[GSoC 2014] GDAL/OGR Geographic Network Model

Friday, June 27, 2014

Week #6. GNM in GDAL 2.0

Take a look at my repo to see the source code with comments and methods description.

GNM API
(source code at <gdal root>/gnm)

In general the approach is like in one of my first posts, but now we have the API, which integrated into GDAL library (for the moment only in my fork of GDAL repo) and this API has a key change: it is no longer the OGR driver, not only because in GDAL 2.0 all migrates to GDAL drivers but also because of my concept which I described earlier. So now it is the separate set of classes.

Application
(source code in <gdal root>/apps/gnminfo.cpp)

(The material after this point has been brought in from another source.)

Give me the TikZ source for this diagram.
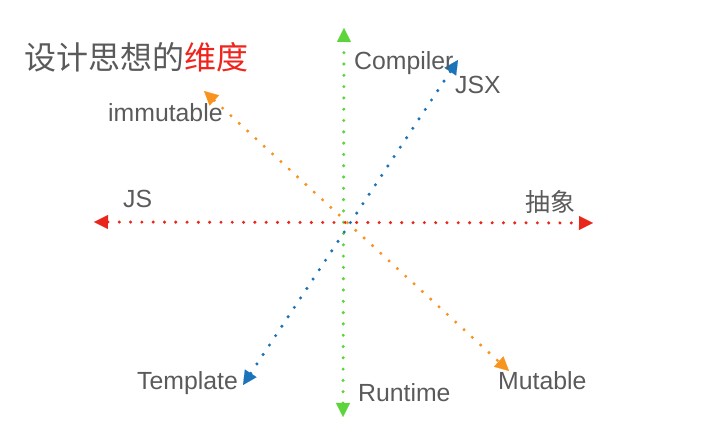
\documentclass[tikz,border=0pt]{standalone}
\usepackage{fontspec}
\setmainfont{Liberation Sans}
\newfontfamily\cjk{Noto Sans CJK SC}
\usetikzlibrary{arrows.meta}
\definecolor{txtgray}{HTML}{5A5A5A}
\definecolor{ttlred}{HTML}{F0241C}
\definecolor{axgreen}{HTML}{5CD43A}
\definecolor{axred}{HTML}{E8261A}
\definecolor{axblue}{HTML}{1B73BA}
\definecolor{axorange}{HTML}{F7931E}
\tikzset{
  axis/.style={line width=3.4pt, line cap=round, dash pattern=on 0pt off 11.3pt,
    {Triangle[length=14pt,width=14pt,line width=0.1pt]}-{Triangle[length=14pt,width=14pt,line width=0.1pt]}},
  lbl/.style={inner sep=0pt, anchor=base west, text=txtgray, font=\fontsize{24.8}{28}\selectfont},
  cjklbl/.style={inner sep=0pt, anchor=west, text=txtgray, font=\cjk\fontsize{25}{28}\selectfont},
}
\begin{document}
\begin{tikzpicture}[x=1pt,y=-1pt]
\useasboundingbox (0,0) rectangle (716,435);
% axis end points
\coordinate (gT) at (344,28);
\coordinate (gB) at (343,417);
\coordinate (rL) at (94,222);
\coordinate (rR) at (593,223);
\coordinate (bT) at (458,60);
\coordinate (bB) at (243,385);
\coordinate (oT) at (204,91);
\coordinate (oB) at (509,371);
\draw[axis, axgreen] (gB) -- (gT);
\draw[axis, axred] (rL) -- (rR);
\draw[axis, axorange] (oT) -- (oB);
\draw[axis, axblue] (bB) -- (bT);
% title
\node[inner sep=0pt, anchor=west, font=\cjk\fontsize{32}{36}\selectfont, text=txtgray] (title) at (24,57) {设计思想的\textcolor{ttlred}{维度}};
% labels
\node[lbl] (compiler) at (354,70) {Compiler};
\node[lbl] (jsx) at (455,94) {JSX};
\node[lbl] (immutable) at (108,122) {immutable};
\node[lbl] (js) at (123,208) {JS};
\node[cjklbl] (abs) at (525,202) {抽象};
\node[lbl] (template) at (137,390) {Template};
\node[lbl] (runtime) at (358,402) {Runtime};
\node[lbl] (mutable) at (498,390) {Mutable};
\end{tikzpicture}
\end{document}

This console utility is similar to those like gdalinfo.exe or ogrinfo.exe and was made to provide the use of several GNM API methods. Type this in command line:

>gnminfo.exe --long-usage

and you will see its usage:

Usage: gnminfo [--help-general] [-progress] [-quiet]
               [-create [-f format_name] [-t_srs srs_name] [-dsco NAME=VALUE]...]
               [-i]
               [-cp src_dataset_name] [-l layer_name]
               gnm_name

-f format_name: output file format name, possible values are:
    [ESRI Shapefile]
-progress: Display progress on terminal. Only works if input layers have the "fast feature count" capability
-dsco NAME=VALUE: Dataset creation option (format specific)
-cp src_datasource_name: Datasource to copy
-l layer_name: Layer name in datasource (optional)

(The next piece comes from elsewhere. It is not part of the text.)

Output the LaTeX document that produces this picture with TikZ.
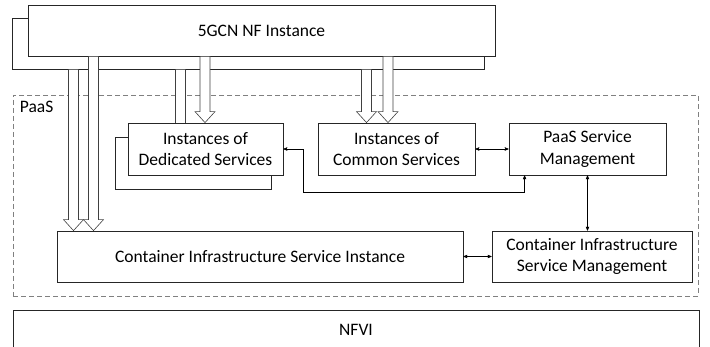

So with this utility you can now do the following. Note: we assume that the "connectivity" is a set of special system layers which store the network data (contrary to the set of layers with spatial data on which the connectivity though is based).

1. Create a connectivity:

>gnminfo.exe -create -f "ESRI Shapefile" -t_srs "EPSG:3857" -dsco "con_name=my_connectivity_1" ..\data\my_con

The connectivity will be created in the Shapefile format at the given path and with the passed parameters. Technically there will be created several system layers (in our case several .dbf files for Shapefile dataset).

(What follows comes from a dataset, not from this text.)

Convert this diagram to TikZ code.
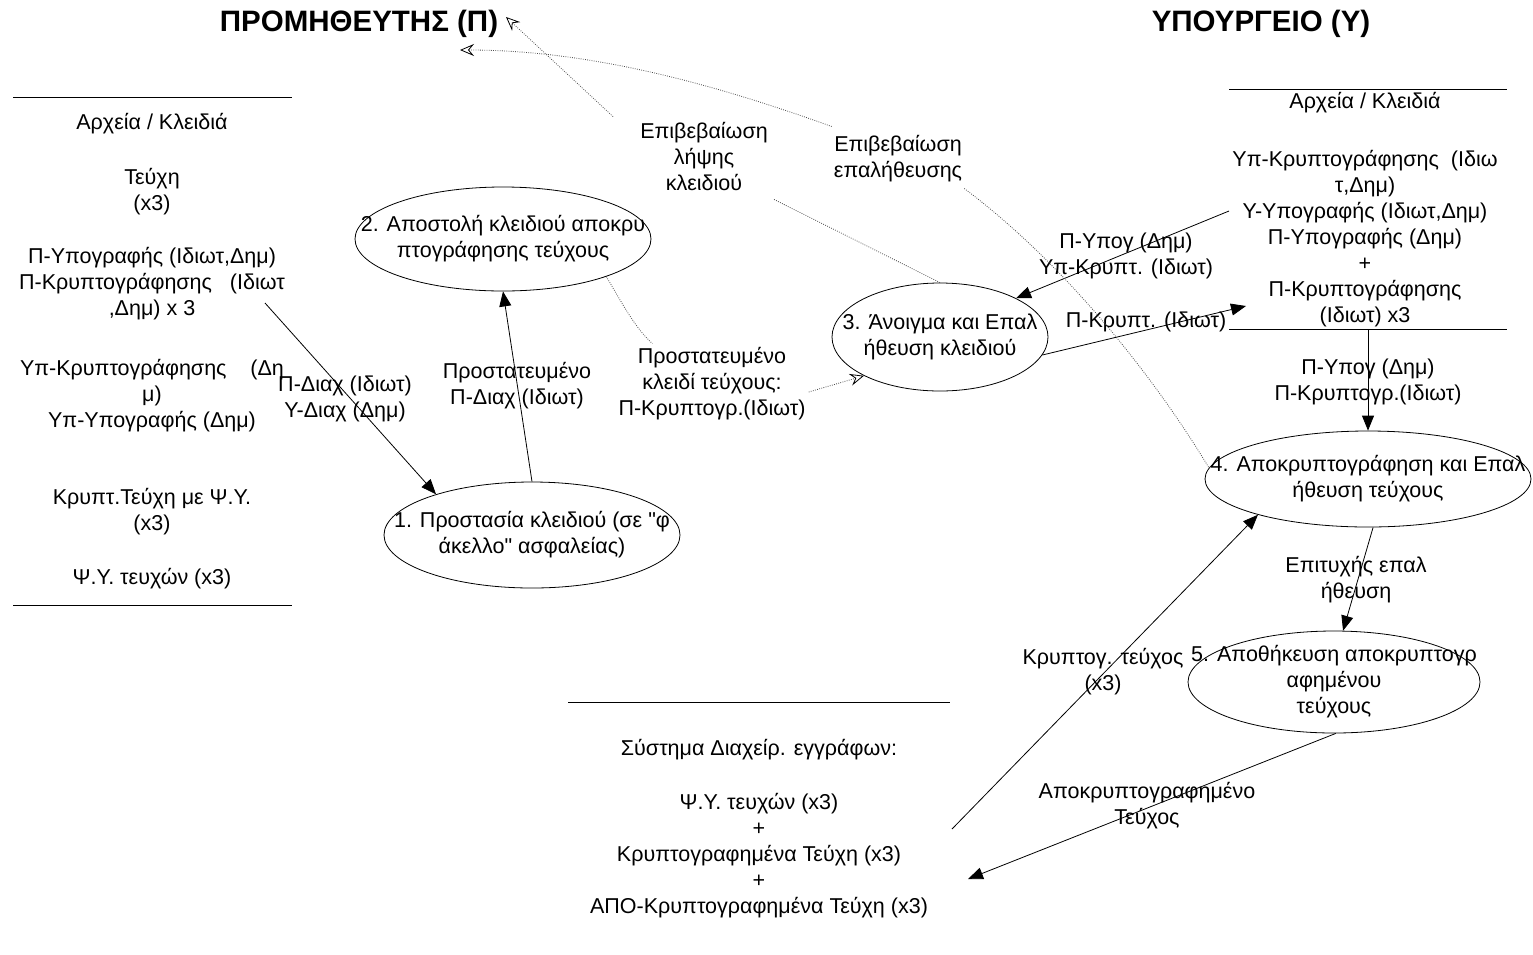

2. Import layers with spatial data:

>gnminfo.exe -cp ..\data -l kolodci ..\data\my_con
>gnminfo.exe -cp ..\data -l lines ..\data\my_con
>gnminfo.exe -cp ..\data -l reshetki \..\data\my_con

These 3 layers will be copied with all features from an external dataset to a given connectivity with special names. The according changes will be made in system layers and also the system fields will be added to this data in order to maintain the work with future network.

3. Give an info about connectivity:

>gnminfo.exe -i ..\data\my_con

The info will be printed:

Connectivity opened successfully at ..\data\my_con
1: _gnm_meta (None)
2: _gnm_graph (None)
3: _gnm_classes (None)
4: gnm_kolodci_point (Point)
5: gnm_lines_line (Line String)
6: gnm_reshetki_point (Point)

Connectivity metadata [Name=Value]:
    [common_srs=EPSG:3857]
    [gnm_version=1.0.0]
    [gfid_counter=1350]
    [con_name=my_connectivity_1]
SRS WKT:
PROJCS["WGS 84 / Pseudo-Mercator",
    GEOGCS["WGS 84",
        DATUM["WGS_1984",
    <... Additional info about SRS ...>
    AUTHORITY["EPSG","3857"]]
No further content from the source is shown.